Thanks again for the nice analysis.
Tom Droege
At 09:49 PM 3/9/99 GMT, you wrote:
>As promised eons ago, I have finally got power spectrum
>routines working on data from the MKIV. First results:
>
>PERIODICITIES
>The patterns I thought I could see with repeat
>distances of 16 and 4 pixels are not visible in
>the spectra. The best face-saving excuse I can come
>up with is that they were moire patterns involving
>the dot pattern of my monitor. But I'll keep looking.
>
>NOISE
>60Hz noise is undetectable ... or I am looking in
>the wrong part of the spectrum.
>
>(about 50 seconds per image, 40 rows/sec -> 20/sec
>folding frequency so 60 Hz should be aliased to
>somewhere near the folding frequency that way.
>The other way, resolution 40 Hz so 60 Hz ->
>1.5 cycles per row. Right?)
>
>I was so surprised at not finding 60 Hz that I
>artificially added some. 2 digits p-p (0.5 digits^2
>variance) was obvious and 4 digits p-p was prominent
>so the actual amount must be minute. Unless I am
>looking in the wrong place in the spectrum.
>
>I conclude that either Tom is really running the
>whole thing on batteries somewhere deep in the
>woods away from power lines or he really knows
>what he is doing!
>
>Other noise: The dark file d150004 had some blips
>in the spectra:
>about 16KHz TV?
> 18KHz ?
> 32KHz harmonic of TV?
> 34KHz Monitor? Stereo carrier? TV sound carrier?
>All frequencies assuming 12microsec/pixel. Scale to taste.

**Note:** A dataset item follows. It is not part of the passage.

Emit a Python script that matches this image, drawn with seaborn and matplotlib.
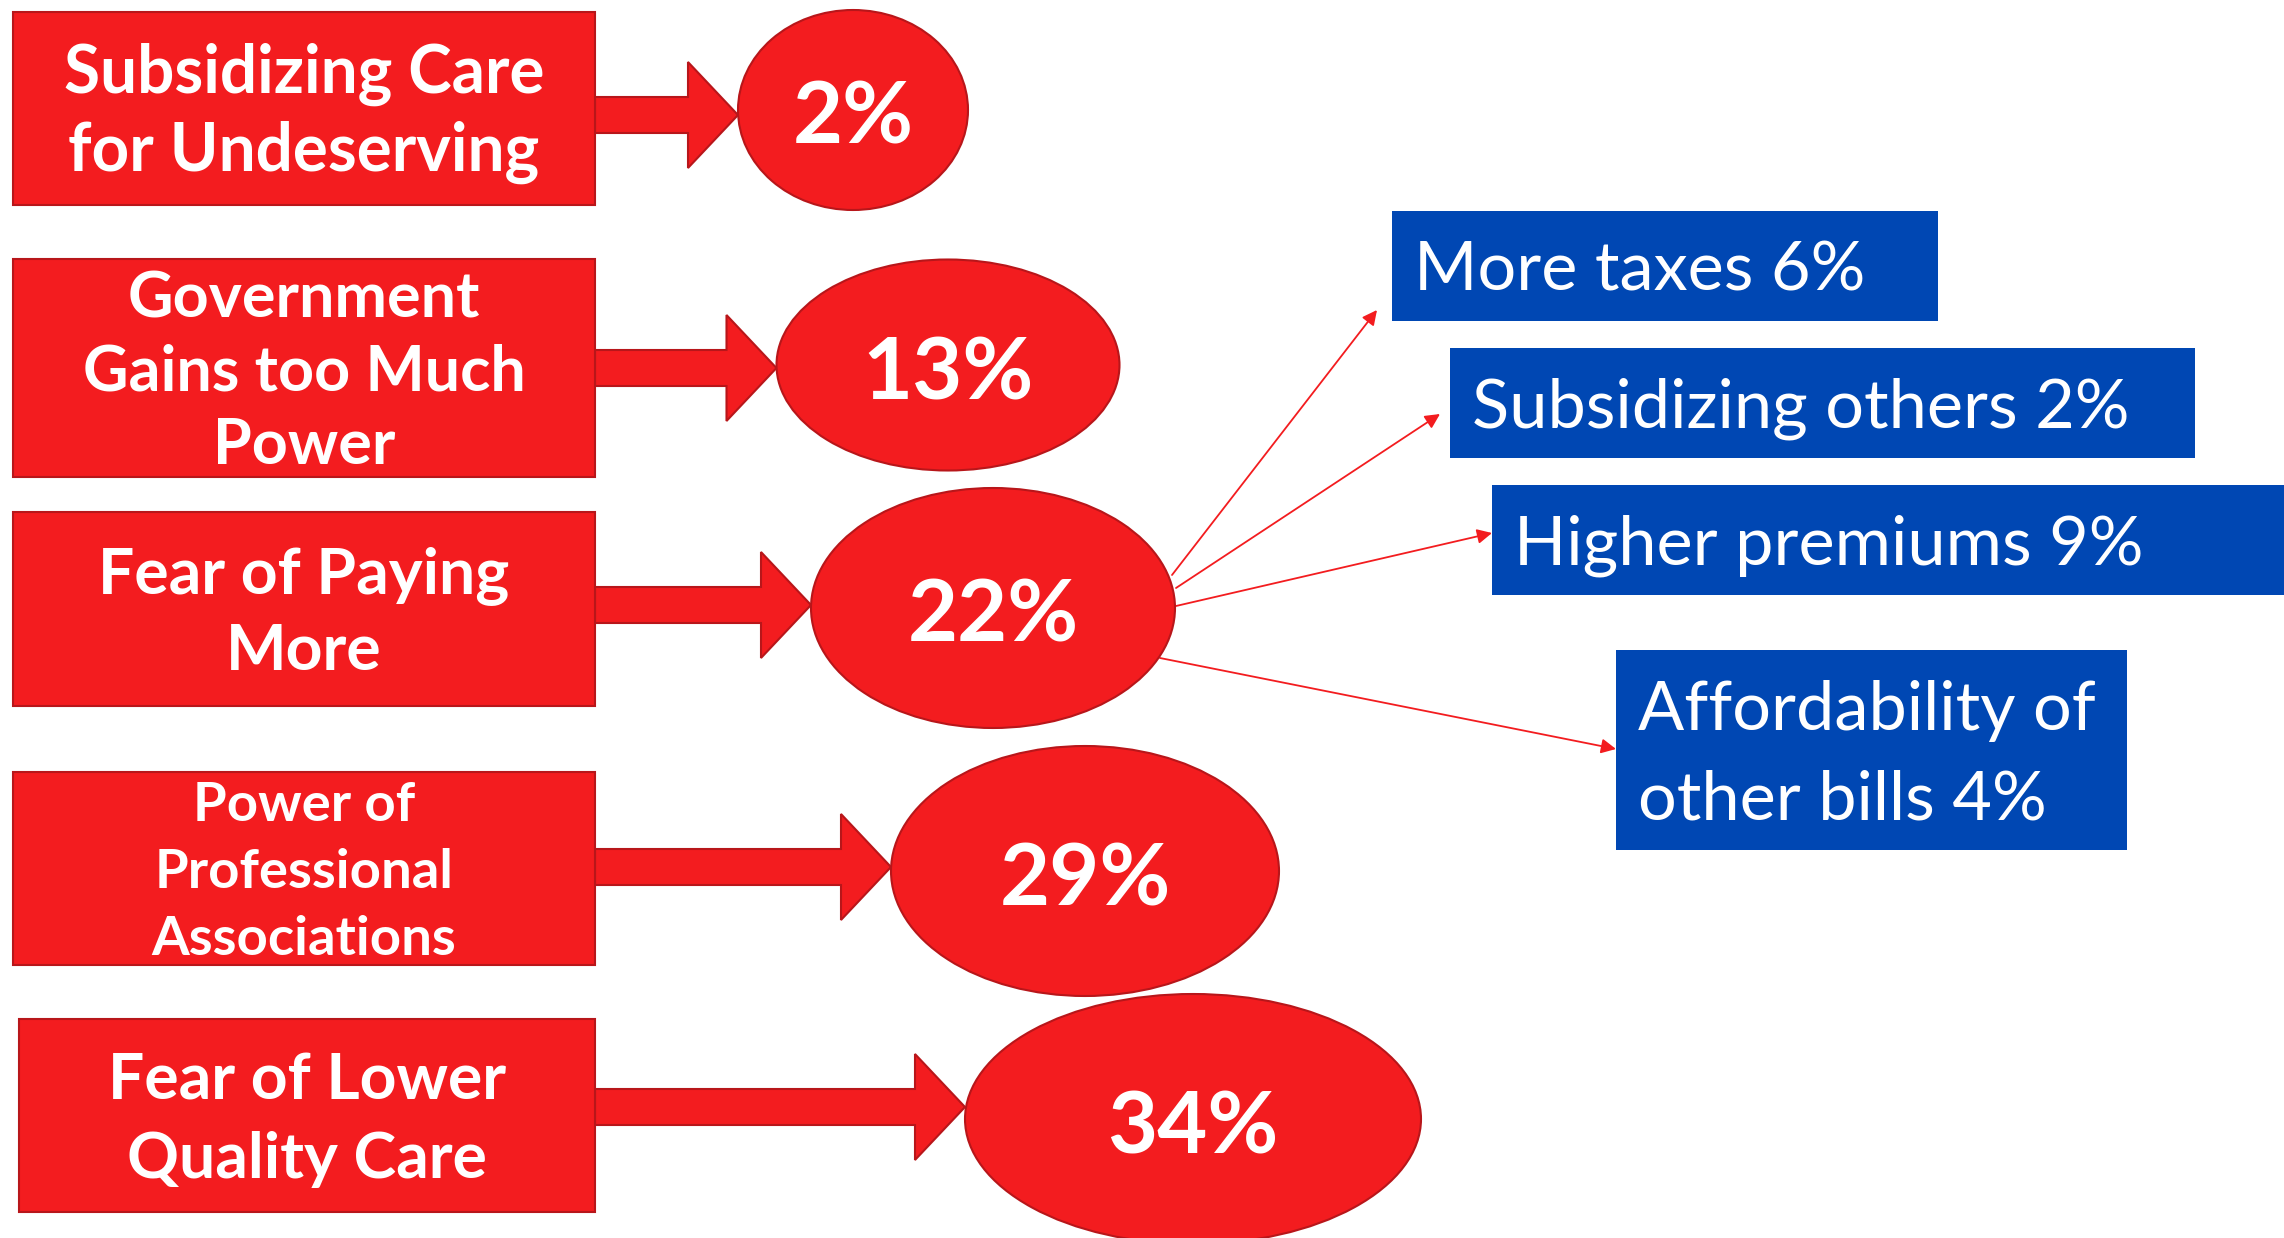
import numpy as np
import matplotlib
matplotlib.use("Agg")
import matplotlib.pyplot as plt
import seaborn as sns
from matplotlib.patches import Rectangle, Ellipse, Polygon

# ---------------- data ----------------
reasons = ["Subsidizing Care\nfor Undeserving",
           "Government\nGains too Much\nPower",
           "Fear of Paying\nMore",
           "Power of\nProfessional\nAssociations",
           "Fear of Lower\nQuality Care"]
reason_pct = [2, 13, 22, 29, 34]

cost_labels = ["More taxes", "Subsidizing others", "Higher premiums",
               "Affordability of\nother bills"]
cost_pct = [6, 2, 9, 4]

# ---------------- layout (pixels, y down) ----------------
W, H = 2284, 1238
box_x0 = [13, 13, 13, 13, 19]
box_x1 = [595, 595, 595, 595, 595]
box_y0 = [12, 259, 512, 772, 1019]
box_y1 = [205, 477, 706, 965, 1212]
box_cap = [47, 45, 46, 39, 46]
box_lsp = [78, 73, 77, 67, 78]

ell_cx = [853, 948, 993, 1085, 1193]
ell_cy = [110, 365, 608, 871, 1119]
ell_w = [230, 343, 364, 388, 456]
ell_h = [200, 211, 240, 250, 250]
arrow_y = [115, 368, 605, 867, 1107]

blue_x0 = [1392, 1450, 1492, 1616]
blue_x1 = [1938, 2195, 2300, 2127]
blue_y0 = [211, 348, 485, 650]
blue_y1 = [321, 458, 595, 850]
line_start = [(1172, 575), (1176, 588), (1176, 606), (1160, 658)]
line_end = [(1377, 310), (1440, 414), (1492, 533), (1616, 749)]

RED = '#f31c1f'
RED_EDGE = '#b8161a'
BLUE = '#0047b3'

sns.set_theme(style="white")
plt.rcParams['font.family'] = ['Lato', 'DejaVu Sans']

DPI = 100
CAP = 0.7165  # Lato cap height / em


def cap_to_pt(cap_px):
    return cap_px / CAP * 72 / DPI


def put_lines(ax, text, x, yc, cap, lsp, ha, weight):
    lines = text.split("\n")
    n = len(lines)
    first = yc - (n - 1) * lsp / 2 + cap / 2
    for i, ln in enumerate(lines):
        ax.text(x, first + i * lsp, ln, ha=ha, va='baseline', color='white',
                fontsize=cap_to_pt(cap), fontweight=weight)


fig = plt.figure(figsize=(W / DPI, H / DPI), dpi=DPI)
ax = fig.add_axes([0, 0, 1, 1])
ax.set_xlim(0, W)
ax.set_ylim(H, 0)
ax.axis('off')

# red reason boxes, block arrows, ellipses
for i in range(len(reasons)):
    ax.add_patch(Rectangle((box_x0[i], box_y0[i]), box_x1[i] - box_x0[i],
                           box_y1[i] - box_y0[i], facecolor=RED,
                           edgecolor=RED_EDGE, lw=1.5, zorder=2))
    put_lines(ax, reasons[i], (box_x0[i] + box_x1[i]) / 2,
              (box_y0[i] + box_y1[i]) / 2, box_cap[i], box_lsp[i],
              'center', 'bold')

    tip = ell_cx[i] - ell_w[i] / 2
    base = tip - 50
    yc = arrow_y[i]
    pts = [(box_x1[i], yc - 18), (base, yc - 18), (base, yc - 53), (tip, yc),
           (base, yc + 53), (base, yc + 18), (box_x1[i], yc + 18)]
    ax.add_patch(Polygon(pts, closed=True, facecolor=RED,
                         edgecolor=RED_EDGE, lw=1.5, zorder=1))

    ax.add_patch(Ellipse((ell_cx[i], ell_cy[i]), ell_w[i], ell_h[i],
                         facecolor=RED, edgecolor=RED_EDGE, lw=1.5, zorder=2))
    ax.text(ell_cx[i], ell_cy[i] + 64 / 2 + 2, f"{reason_pct[i]}%", ha='center',
            va='baseline', color='white', fontsize=cap_to_pt(62),
            fontweight='bold', zorder=3)

# blue cost boxes with thin arrows from the 22% ellipse
for j in range(len(cost_labels)):
    ax.add_patch(Rectangle((blue_x0[j], blue_y0[j]), blue_x1[j] - blue_x0[j],
                           blue_y1[j] - blue_y0[j], facecolor=BLUE,
                           edgecolor='none', zorder=2))
    put_lines(ax, f"{cost_labels[j]} {cost_pct[j]}%", blue_x0[j] + 22,
              (blue_y0[j] + blue_y1[j]) / 2, 49, 90, 'left', 'normal')
    ax.annotate("", xy=line_end[j], xytext=line_start[j],
                arrowprops=dict(arrowstyle='-|>', color=RED, lw=1.3,
                                mutation_scale=22, shrinkA=0, shrinkB=0),
                zorder=1)

fig.savefig("out.png", dpi=DPI)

>Total power in these blips maybe 3 digit^2 if I have
>got my scaling right. Big deal.
>Quite invisible in the other files examined - these all
>had higher signal levels.
>
>CONCLUSION
>I still haven't found a damn thing to complain
>about. The MKIV is a fine piece of engineering.
>
>***********************
>TECHNICAL DETAILS.
>The programs are single precision floating
>point based on the Hartley transform. Written
>in Borland Pacal 7.0, with a minute amount of
>Assembler to cover BP7.0's abominably slow 32-bit
>integer coding, they handle 1 & 2D transforms with
>dimensions having up to 3 mutually prime factors
>chosen from (2, 3, 4, 5, 7, 8, 9, 16, 25, 32)
> eg 2016 = 7*9*32.
>There would be no technical problem other
>than laziness in adding a factor of 127 to
>the list if somebody really wanted to do
>2032x2032 rather than 2016x2016. I have power
>of two code too.
>
>2Kx2Kx4B/pixel = 16M image or Hartley
>2Kx1K 8M each = 16M Re + Im FT after splitting
> 8M 2-D power
> 16M Re + Im Cross spec
>
>So in my 32M machine I can roll in a batch
>of images and accumulate 2D power spectra
>using 24M work space.
>With the same work space, I can read in the data,
>transform, and convert from Hartley to Fourier
>(the real part of the output FT overlays the
>Hartley transform which in turn overlayed
>the input raw data) which I then write back
>to disc.
>Transform + cross spectrum + 2 power spectra
>as needed for cross correlation spectrum
>needs 48M, which I am too mean to buy. However, I
>have computed the correlation spectrum in two
>halves with disc buffering:
>
>PROBLEMS WITH DISC TRANSFERS
>Reading and writing the 24MB for the first half
>of the correlation processing took only a matter
>of seconds - far faster than I expected - but the
>second half took several minutes. It turned out
>that splitting the data into an integral number
>of 2016 point rows put the transfers involved
>in the second half out of step with the disc file
>allocation. Borland Pascal went away and did
>something incredibly time consuming to cope with
>this. But only when writing - reading was about
>as fast as when things were in step. The cure was
>to split the computation at a multiple of some
>large power of two (I didn't bother to find out
>the precise value; 32768Bytes worked) rather than
>at the end of a row.
>The moral of the tale is that you may need to
>worry about nasty low level details when trying
>to write out a lot of data to disc. I managed
>to make my disc look 50 times slower than it
>really was, without even trying.
>
>INTEGER FFT
>On the way to the floating point Hartley transform
>I played with integer FFT. This was a time consuming
>disaster as far as power spectra were concerned as
>I could not keep the data within the 16-bit range
>without all the interesting low level noise stuff
>falling off the end of the word. However, if anybody
>wants a set of routines for 1 & 2D transforms with
>full facilities for putting in scaling factors at
>every turn and for counting the overflows ...
>
>2Kx2Kx2B/pixel = 8M per image
> 16M per 2 images
> 2x8M Re+Im 16M per transform, 2 at a time
> 4M each packed Re, Im, power
>So one could do a great deal in a 32M computer.
>Pity it isn't useful.
>
>(Why Borland Pascal 7.0?
>1) I own a copy.
>2) I know how to circumvent most of the bugs.
>3) C/Linux - which I also have - is to me essentially
>a write-only language. Nearly as bad as LISP. How
>you C-Gurus cope, I have no idea.)
>**************************************
>
>Andrew Bennett, Avondale Vineyard, Nova Scotia, Canada.